The Rascal 14 is an American sailing dinghy that was designed by Ray Greene and first built in 1961.

The Rascal 14 design was developed into the slightly modified Rascal II.

==Production==
The design was built by Ray Greene & Company in the United States. The company built 3,000 examples of the design starting in 1961, but production had ended by the time the company went out of business in 1975.

==Design==
The Rascal 14 is a recreational sailboat, built predominantly of fiberglass, with teak wood trim.
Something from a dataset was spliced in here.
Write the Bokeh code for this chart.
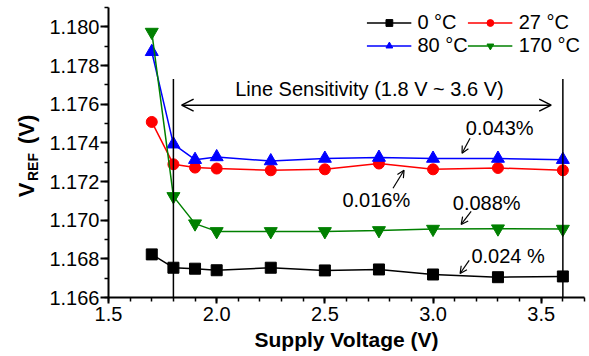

It has a fractional sloop rig with black-colored, hard-coated aluminum spars and a tabernacle-mounted mast. The hull has a spooned plumb stem, a vertical transom, a transom-hung rudder controlled by a tiller and a retractable centerboard mounted in an enclosed trunk. It displaces 400 lb and can be fitted with a 160 sqft spinnaker.

The boat has a draft of 3.00 ft with the centerboard extended and 11 in with it retracted, allowing beaching or ground transportation on a trailer.

For sailing the design is equipped with a jib window and adjustable jib tracks. Foam flotation provides positive buoyancy and the boat has two storage lockers, one forward and one aft.

The design has a Portsmouth Yardstick racing average handicap of 108.9 and is normally raced with a crew of two sailors.

==Operational history==
Sail magazine named the Rascal a "breakthrough boat", due to its intended role for beginners and first-time boat buyers.